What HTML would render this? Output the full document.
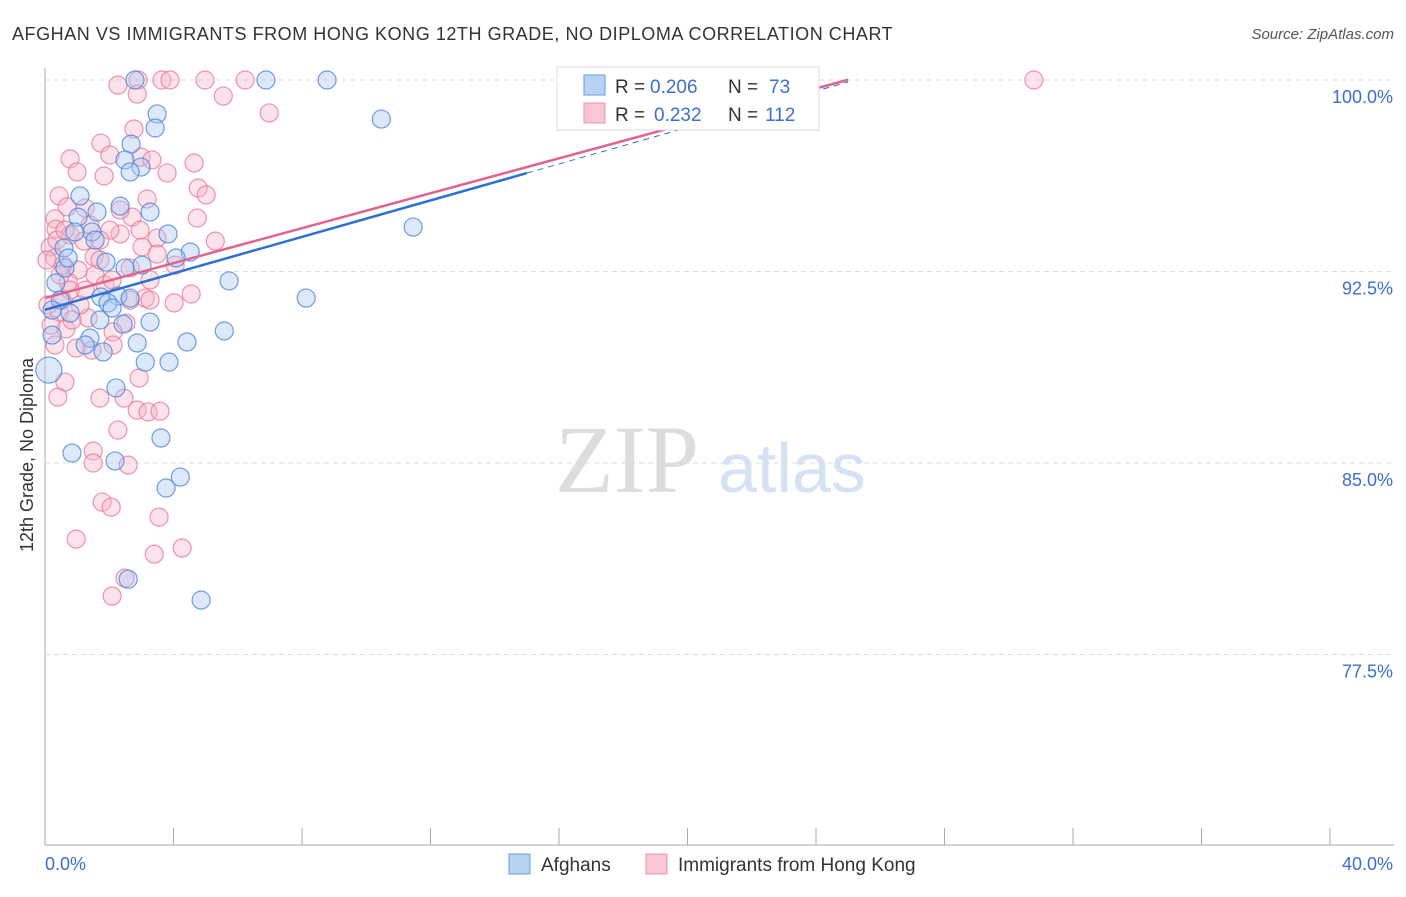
<!DOCTYPE html>
<html><head><meta charset="utf-8"><style>
body{margin:0;background:#fff;font-family:"Liberation Sans",sans-serif}
</style></head><body>
<svg width="1406" height="892" xmlns="http://www.w3.org/2000/svg" id="c">
<text x="12" y="40" font-size="18" letter-spacing="0.55" fill="#333">AFGHAN VS IMMIGRANTS FROM HONG KONG 12TH GRADE, NO DIPLOMA CORRELATION CHART</text>
<text x="1394" y="39" font-size="15" fill="#555" font-style="italic" text-anchor="end">Source: ZipAtlas.com</text>
<text x="33" y="455" font-size="18" fill="#333" transform="rotate(-90 33 455)" text-anchor="middle">12th Grade, No Diploma</text>
<text x="555" y="492" font-size="96" fill="#ddd" font-family="Liberation Serif">ZIP</text>
<text x="718" y="492" font-size="70" fill="#d5e2f3">atlas</text>
<g id="grid"></g><g id="pts"></g><g id="lines"></g>
<g>
<rect x="557" y="67" width="262" height="63" fill="#fff" stroke="#ddd"/>
<rect x="584" y="75" width="21" height="20" fill="#b8d2f5" stroke="#6a9de0"/>
<rect x="584" y="103" width="21" height="20" fill="#f9c6d4" stroke="#ec94ae"/>
<text x="615" y="93" font-size="19" fill="#333">R =</text>
<text x="650" y="93" font-size="19" fill="#3b6fd0">0.206</text>
<text x="728" y="93" font-size="19" fill="#333">N =</text>
<text x="769" y="93" font-size="19" fill="#3b6fd0">73</text>
<text x="615" y="121" font-size="19" fill="#333">R =</text>
<text x="654" y="121" font-size="19" fill="#3b6fd0">0.232</text>
<text x="728" y="121" font-size="19" fill="#333">N =</text>
<text x="765" y="121" font-size="19" fill="#3b6fd0">112</text>
</g>
<g>
<rect x="509" y="854" width="21" height="20" fill="#b8d2f5" stroke="#6a9de0"/>
<text x="541" y="871" font-size="19" fill="#333">Afghans</text>
<rect x="646" y="854" width="21" height="20" fill="#f9c6d4" stroke="#ec94ae"/>
<text x="678" y="871" font-size="19" fill="#333">Immigrants from Hong Kong</text>
</g>
</svg>
<script>
const yTicks=[100,92.5,85,77.5];
const yTickLabels=["100.0%","92.5%","85.0%","77.5%"];
const xTickLabels=["0.0%","40.0%"];
const blueX=[2.80,6.88,8.78,3.49,3.43,10.47,2.68,2.49,2.99,2.65,1.09,2.34,3.27,1.62,1.03,11.46,3.83,1.46,0.59,4.52,4.08,3.02,2.49,5.73,0.34,0.47,1.74,2.27,1.96,8.13,2.09,0.78,3.27,2.43,5.58,1.40,0.22,1.25,2.87,4.42,1.81,3.12,3.86,0.12,2.21,3.61,0.84,2.18,4.21,3.77,2.59,4.86,0.62,0.93,1.90,2.65,0.72,1.56,0.22,1.71];
const blueY=[100,100,100,98.67,98.12,98.47,97.49,96.87,96.59,96.40,95.46,95.06,94.83,94.83,94.63,94.24,93.97,94.05,93.42,93.26,93.03,92.75,92.64,92.13,92.05,91.38,91.50,91.54,91.27,91.46,91.07,90.87,90.52,90.44,90.17,89.89,90.01,89.62,89.70,89.74,89.35,88.95,88.95,88.64,87.94,85.98,85.39,85.08,84.45,84.02,80.45,79.63,92.64,94.05,92.87,91.46,93.03,93.73,90.99,90.60];
const pinkX=[2.90,3.64,3.89,4.98,6.23,30.78,2.27,2.87,5.55,6.98,2.77,1.74,2.02,0.78,2.99,3.33,1.00,1.84,3.80,4.64,0.44,3.18,4.77,5.02,0.69,1.25,0.31,4.74,2.71,0.34,2.34,3.49,2.02,0.78,5.30,0.16,3.02,3.49,1.21,0.31,1.53,0.56,1.03,2.65,0.72,1.56,4.55,4.02,3.12,0.44,1.34,2.52,2.12,0.19,0.65,0.97,1.46,2.12,0.62,0.40,1.71,2.46,2.93,2.87,3.21,3.58,2.27,1.50,1.50,2.59,1.78,2.06,3.55,0.97,4.27,3.40,2.49,2.09,0.37,0.06,1.40,2.34,1.71,1.25,0.09,0.78,1.87,1.09,0.47,3.27,0.62,2.96,4.05,2.09,1.71,2.65,0.31,0.84,3.27,0.53];
const pinkY=[100,100,100,100,100,100,99.80,99.45,99.37,98.71,98.08,97.53,97.06,96.91,96.98,96.87,96.40,96.24,96.36,96.75,95.46,95.34,95.77,95.50,95.03,94.99,94.56,94.59,94.63,94.16,93.97,93.81,94.12,93.93,93.69,93.46,93.46,93.18,93.69,93.03,93.07,92.75,92.56,92.64,92.09,92.36,91.62,91.27,91.46,90.91,90.68,90.48,90.13,90.40,90.25,89.50,89.42,89.62,88.17,87.58,87.54,87.54,88.33,87.07,87.00,87.03,86.29,85.47,85.00,84.92,83.47,83.27,82.88,82.02,81.67,81.43,80.49,79.79,93.73,92.95,94.32,94.91,92.95,91.77,91.19,91.77,91.97,91.19,92.36,92.17,94.12,94.12,92.75,92.17,93.73,91.38,89.62,90.60,91.38,91.38];
const blueTrend=[91.0,0.357];
const pinkTrend=[91.46,0.342];
const NS="http://www.w3.org/2000/svg";
const sx=v=>45+v/40*1285, sy=v=>80+(100-v)/7.5*191.5;
function mk(t,a,p){const e=document.createElementNS(NS,t);for(const k in a)e.setAttribute(k,a[k]);p.appendChild(e);return e;}
const g=document.getElementById('grid');
let ax=mk('line',{x1:45,y1:68,x2:45,y2:845,stroke:'#aaa'},g);

let bx=mk('line',{x1:45,y1:845,x2:1394,y2:845,stroke:'#aaa'},g);

yTicks.forEach((v,i)=>{
 let l=mk('line',{x1:45,x2:1394,y1:sy(v),y2:sy(v),stroke:'#ddd','stroke-dasharray':'5,4'},g);
 
 let t=mk('text',{x:1393,y:sy(v)+23,'font-size':18,fill:'#3b6fd0','text-anchor':'end'},g);t.textContent=yTickLabels[i];
 
});
for(let i=1;i<=10;i++){let x=45+i*128.5;let l=mk('line',{x1:x,x2:x,y1:828,y2:845,stroke:'#aaa'},g);
 }
[[0,45,'start'],[1,1393,'end']].forEach(([i,x,a])=>{let t=mk('text',{x:x,y:870,'font-size':18,fill:'#3b6fd0','text-anchor':a},g);t.textContent=xTickLabels[i];
 });
const P=document.getElementById('pts');
function pts(X,Y,f,s,name,big){X.forEach((x,i)=>{let r=(big&&x<0.15)?13:9;
 let c=mk('circle',{cx:sx(x),cy:sy(Y[i]),r:r,fill:f,'fill-opacity':0.4,stroke:s,'stroke-width':1.2,'stroke-opacity':0.8},P);
 });}
pts(pinkX,pinkY,'#f7b6c9','#e8799b','hongkong-point',false);
pts(blueX,blueY,'#a9c8f2','#4a86dc','afghan-point',true);
const L=document.getElementById('lines');
let pl=mk('line',{x1:sx(0),y1:sy(pinkTrend[0]),x2:sx(25),y2:sy(pinkTrend[0]+25*pinkTrend[1]),stroke:'#e0648e','stroke-width':2.5},L);

let bl=mk('line',{x1:sx(0),y1:sy(blueTrend[0]),x2:sx(15),y2:sy(blueTrend[0]+15*blueTrend[1]),stroke:'#2d6fd3','stroke-width':2.5},L);

let bd=mk('line',{x1:sx(15),y1:sy(blueTrend[0]+15*blueTrend[1]),x2:sx(25),y2:sy(blueTrend[0]+25*blueTrend[1]),stroke:'#2d6fd3','stroke-width':1,'stroke-dasharray':'6,5'},L);

</script>
</body></html>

━━━━━━━━━━━━━━━━

• Short problem:
Retype the listing exactly. Pictures do not belong in the copy.

• Written answer:
What HTML would render this? Output the full document.
<!DOCTYPE html>
<html><head><meta charset="utf-8"><style>
body{margin:0;background:#fff;font-family:"Liberation Sans",sans-serif}
</style></head><body>
<svg width="1406" height="892" xmlns="http://www.w3.org/2000/svg" id="c">
<text x="12" y="40" font-size="18" letter-spacing="0.55" fill="#333">AFGHAN VS IMMIGRANTS FROM HONG KONG 12TH GRADE, NO DIPLOMA CORRELATION CHART</text>
<text x="1394" y="39" font-size="15" fill="#555" font-style="italic" text-anchor="end">Source: ZipAtlas.com</text>
<text x="33" y="455" font-size="18" fill="#333" transform="rotate(-90 33 455)" text-anchor="middle">12th Grade, No Diploma</text>
<text x="555" y="492" font-size="96" fill="#ddd" font-family="Liberation Serif">ZIP</text>
<text x="718" y="492" font-size="70" fill="#d5e2f3">atlas</text>
<g id="grid"></g><g id="pts"></g><g id="lines"></g>
<g>
<rect x="557" y="67" width="262" height="63" fill="#fff" stroke="#ddd"/>
<rect x="584" y="75" width="21" height="20" fill="#b8d2f5" stroke="#6a9de0"/>
<rect x="584" y="103" width="21" height="20" fill="#f9c6d4" stroke="#ec94ae"/>
<text x="615" y="93" font-size="19" fill="#333">R =</text>
<text x="650" y="93" font-size="19" fill="#3b6fd0">0.206</text>
<text x="728" y="93" font-size="19" fill="#333">N =</text>
<text x="769" y="93" font-size="19" fill="#3b6fd0">73</text>
<text x="615" y="121" font-size="19" fill="#333">R =</text>
<text x="654" y="121" font-size="19" fill="#3b6fd0">0.232</text>
<text x="728" y="121" font-size="19" fill="#333">N =</text>
<text x="765" y="121" font-size="19" fill="#3b6fd0">112</text>
</g>
<g>
<rect x="509" y="854" width="21" height="20" fill="#b8d2f5" stroke="#6a9de0"/>
<text x="541" y="871" font-size="19" fill="#333">Afghans</text>
<rect x="646" y="854" width="21" height="20" fill="#f9c6d4" stroke="#ec94ae"/>
<text x="678" y="871" font-size="19" fill="#333">Immigrants from Hong Kong</text>
</g>
</svg>
<script>
const yTicks=[100,92.5,85,77.5];
const yTickLabels=["100.0%","92.5%","85.0%","77.5%"];
const xTickLabels=["0.0%","40.0%"];
const blueX=[2.80,6.88,8.78,3.49,3.43,10.47,2.68,2.49,2.99,2.65,1.09,2.34,3.27,1.62,1.03,11.46,3.83,1.46,0.59,4.52,4.08,3.02,2.49,5.73,0.34,0.47,1.74,2.27,1.96,8.13,2.09,0.78,3.27,2.43,5.58,1.40,0.22,1.25,2.87,4.42,1.81,3.12,3.86,0.12,2.21,3.61,0.84,2.18,4.21,3.77,2.59,4.86,0.62,0.93,1.90,2.65,0.72,1.56,0.22,1.71];
const blueY=[100,100,100,98.67,98.12,98.47,97.49,96.87,96.59,96.40,95.46,95.06,94.83,94.83,94.63,94.24,93.97,94.05,93.42,93.26,93.03,92.75,92.64,92.13,92.05,91.38,91.50,91.54,91.27,91.46,91.07,90.87,90.52,90.44,90.17,89.89,90.01,89.62,89.70,89.74,89.35,88.95,88.95,88.64,87.94,85.98,85.39,85.08,84.45,84.02,80.45,79.63,92.64,94.05,92.87,91.46,93.03,93.73,90.99,90.60];
const pinkX=[2.90,3.64,3.89,4.98,6.23,30.78,2.27,2.87,5.55,6.98,2.77,1.74,2.02,0.78,2.99,3.33,1.00,1.84,3.80,4.64,0.44,3.18,4.77,5.02,0.69,1.25,0.31,4.74,2.71,0.34,2.34,3.49,2.02,0.78,5.30,0.16,3.02,3.49,1.21,0.31,1.53,0.56,1.03,2.65,0.72,1.56,4.55,4.02,3.12,0.44,1.34,2.52,2.12,0.19,0.65,0.97,1.46,2.12,0.62,0.40,1.71,2.46,2.93,2.87,3.21,3.58,2.27,1.50,1.50,2.59,1.78,2.06,3.55,0.97,4.27,3.40,2.49,2.09,0.37,0.06,1.40,2.34,1.71,1.25,0.09,0.78,1.87,1.09,0.47,3.27,0.62,2.96,4.05,2.09,1.71,2.65,0.31,0.84,3.27,0.53];
const pinkY=[100,100,100,100,100,100,99.80,99.45,99.37,98.71,98.08,97.53,97.06,96.91,96.98,96.87,96.40,96.24,96.36,96.75,95.46,95.34,95.77,95.50,95.03,94.99,94.56,94.59,94.63,94.16,93.97,93.81,94.12,93.93,93.69,93.46,93.46,93.18,93.69,93.03,93.07,92.75,92.56,92.64,92.09,92.36,91.62,91.27,91.46,90.91,90.68,90.48,90.13,90.40,90.25,89.50,89.42,89.62,88.17,87.58,87.54,87.54,88.33,87.07,87.00,87.03,86.29,85.47,85.00,84.92,83.47,83.27,82.88,82.02,81.67,81.43,80.49,79.79,93.73,92.95,94.32,94.91,92.95,91.77,91.19,91.77,91.97,91.19,92.36,92.17,94.12,94.12,92.75,92.17,93.73,91.38,89.62,90.60,91.38,91.38];
const blueTrend=[91.0,0.357];
const pinkTrend=[91.46,0.342];
const NS="http://www.w3.org/2000/svg";
const sx=v=>45+v/40*1285, sy=v=>80+(100-v)/7.5*191.5;
function mk(t,a,p){const e=document.createElementNS(NS,t);for(const k in a)e.setAttribute(k,a[k]);p.appendChild(e);return e;}
const g=document.getElementById('grid');
let ax=mk('line',{x1:45,y1:68,x2:45,y2:845,stroke:'#aaa'},g);

let bx=mk('line',{x1:45,y1:845,x2:1394,y2:845,stroke:'#aaa'},g);

yTicks.forEach((v,i)=>{
 let l=mk('line',{x1:45,x2:1394,y1:sy(v),y2:sy(v),stroke:'#ddd','stroke-dasharray':'5,4'},g);
 
 let t=mk('text',{x:1393,y:sy(v)+23,'font-size':18,fill:'#3b6fd0','text-anchor':'end'},g);t.textContent=yTickLabels[i];
 
});
for(let i=1;i<=10;i++){let x=45+i*128.5;let l=mk('line',{x1:x,x2:x,y1:828,y2:845,stroke:'#aaa'},g);
 }
[[0,45,'start'],[1,1393,'end']].forEach(([i,x,a])=>{let t=mk('text',{x:x,y:870,'font-size':18,fill:'#3b6fd0','text-anchor':a},g);t.textContent=xTickLabels[i];
 });
const P=document.getElementById('pts');
function pts(X,Y,f,s,name,big){X.forEach((x,i)=>{let r=(big&&x<0.15)?13:9;
 let c=mk('circle',{cx:sx(x),cy:sy(Y[i]),r:r,fill:f,'fill-opacity':0.4,stroke:s,'stroke-width':1.2,'stroke-opacity':0.8},P);
 });}
pts(pinkX,pinkY,'#f7b6c9','#e8799b','hongkong-point',false);
pts(blueX,blueY,'#a9c8f2','#4a86dc','afghan-point',true);
const L=document.getElementById('lines');
let pl=mk('line',{x1:sx(0),y1:sy(pinkTrend[0]),x2:sx(25),y2:sy(pinkTrend[0]+25*pinkTrend[1]),stroke:'#e0648e','stroke-width':2.5},L);

let bl=mk('line',{x1:sx(0),y1:sy(blueTrend[0]),x2:sx(15),y2:sy(blueTrend[0]+15*blueTrend[1]),stroke:'#2d6fd3','stroke-width':2.5},L);

let bd=mk('line',{x1:sx(15),y1:sy(blueTrend[0]+15*blueTrend[1]),x2:sx(25),y2:sy(blueTrend[0]+25*blueTrend[1]),stroke:'#2d6fd3','stroke-width':1,'stroke-dasharray':'6,5'},L);

</script>
</body></html>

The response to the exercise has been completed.